Hugh forestalled a second explosion.

It was less difficult than he expected; Rekchellet’s rage subsided almost at once to a cold, controlled fury which held S’Nash’s full and possibly admiring attention. All Hugh really had to say was, “He’ll have a hard time getting away from those growth tanks, won’t he?”

The Crotonite gave the wing-flip equivalent of a nod.

“And when he does, it will be nice that he has no more handicaps. I can meet him in the air.” He relaxed visibly, and Hugh was about to resume courtesies with the Samian who had been speaking, when S’Nash joined the conversation.

“It’s a little surprising to find you this far from Pitville, Ged.” The Erthuma looked down at the Naxian, then up again at the occupant of the skeletonlike walker. The other human figures remained silent, giving no sign they were following the conversation; Hugh recalled the unfamiliar tech translator modules which had been found in the truck, and wondered which if either of them was indeed from the home planet he himself had never seen. There was nothing about either person to attract special attention.

His curiosity was brief, as S’Nash’s words got through to his consciousness.
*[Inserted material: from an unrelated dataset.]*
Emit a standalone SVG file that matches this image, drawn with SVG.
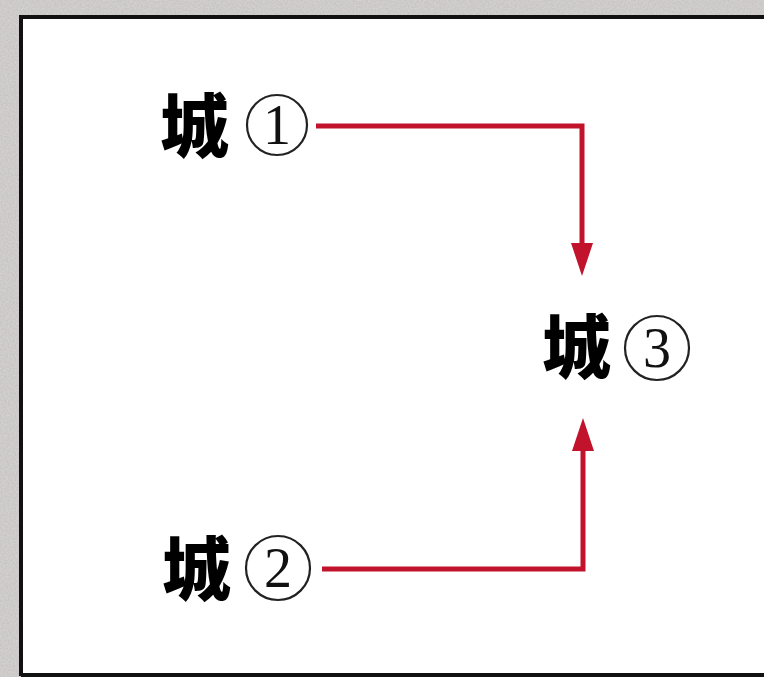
<svg xmlns="http://www.w3.org/2000/svg" width="764" height="677" viewBox="0 0 764 677">
  <defs>
    <filter id="grain" x="0" y="0" width="100%" height="100%">
      <feTurbulence type="fractalNoise" baseFrequency="0.6" numOctaves="3" seed="3" result="n"/>
      <feColorMatrix in="n" type="matrix" values="0 0 0 0 0.72  0 0 0 0 0.70  0 0 0 0 0.70  0 0 0 -1.4 1.2"/>
    </filter>
    <marker id="head" viewBox="0 0 33 22" refX="1" refY="11" markerWidth="33" markerHeight="22" orient="auto" markerUnits="userSpaceOnUse">
      <path d="M0,0 L33,11 L0,22 Z" fill="#c2132c"/>
    </marker>
    <style>
      .city { font-family: "Noto Sans CJK SC", "Noto Sans CJK JP", sans-serif; font-weight: 900; font-size: 69px; fill: #000; }
      .num { font-family: "Liberation Serif", serif; font-size: 56px; fill: #111; }
      .ring { fill: none; stroke: #222; stroke-width: 2.2; }
      .link { fill: none; stroke: #c2132c; stroke-width: 5; marker-end: url(#head); }
    </style>
  </defs>

  <rect x="0" y="0" width="764" height="677" fill="#c6c2c2"/>
  <rect x="0" y="0" width="764" height="677" filter="url(#grain)" opacity="0.7"/>
  <rect x="21" y="17" width="760" height="658" fill="#ffffff"/>
  <path d="M21,676 V17 H764 M21,675 H764" fill="none" stroke="#111" stroke-width="4"/>

  <g id="connectors">
    <path class="link" d="M316,126 H582 V244"/>
    <path class="link" d="M322,569 H583 V450"/>
  </g>

  <g id="city1">
    <text class="city" x="160" y="152">城</text>
    <circle class="ring" cx="277" cy="125" r="30"/>
    <text class="num" x="277" y="144" text-anchor="middle">1</text>
  </g>

  <g id="city3">
    <text class="city" x="542" y="373">城</text>
    <circle class="ring" cx="657" cy="348" r="32"/>
    <text class="num" x="657" y="367" text-anchor="middle">3</text>
  </g>

  <g id="city2">
    <text class="city" x="162" y="595">城</text>
    <circle class="ring" cx="278" cy="568" r="32"/>
    <text class="num" x="278" y="587" text-anchor="middle">2</text>
  </g>
</svg>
Ged? Barrar couldn’t be out here. The walker looked like his, of course, though Hugh could never have sworn to all the details of the machine, and one Samian looked as much like an excessively thick steak as another. But Ged Barrar must be back at Pitville, making sure that the various details envisioned by Spreadsheet-Thinker were actually occurring as the Locrian decided they should. He was the administrator’s main connection with reality, or had presented that image. But this one had addressed him by name, he suddenly realized, and its next words removed any doubt.

“The various contingency plans feed back very nicely into the main program, and it has been some time since I have had to devote much attention to Pitville — even with Hugh’s conscience and curiosity operating,” the Samian answered calmly.

“It is you!” Hugh muttered.

“Oh, yes. I’m sorry if it surprises you, but I did mention that I had other interests.”

“Not that you were working on them. How does this connect? More important, did you know what was happening to Rekchellet?”

“Not until almost too late. I’m very sorry about that. Ennissee has been useful, but I’m afraid I didn’t fully understand what his injury had done to him. I certainly never supposed that he would only submit himself to Naxian treatment, tempting as it was, until after a — uh — test. It was foolish of me, because I do have some idea of what flying means to your people, Rekchellet. Since he could fly, however, I underestimated his — well, general bitterness.”

Beside Hugh S’Nash stirred briefly. There was no way for the Erthuma to tell whether Barrar perceived this or not. After a moment, the Naxian spoke up.

“I told you myself.”

“So you did. I still underestimated. Perhaps no one but another Crotonite, or perhaps a Habra, and now that I think of it, a Naxian. can really appreciate what a threat or injury to its wings would mean to someone who flies naturally. If you recall, I had already deduced that you have been playing that addictive Naxian game which involves what I can only describe in language as ‘composing emotional tunes’ out of the readings you obtain from non-Naxians, and therefore I had reason to doubt your objectivity. If you had actually told Hugh and Janice what you do for amusement when they asked you a year Of so ago, I might have felt otherwise.”

Hugh wondered how the Samian had known about that bit of conversation, but failed to pursue the thought as S’Nash gave its/his answer.


“It’s not exactly a game; it’s normal behavior. And it’s not just with aliens, though you’re a lot less boring than my own people, I admit,” his tones flowed calmly from Hugh’s translator.

Several frames in the Erthuma’s mental spreadsheet filled themselves simultaneously.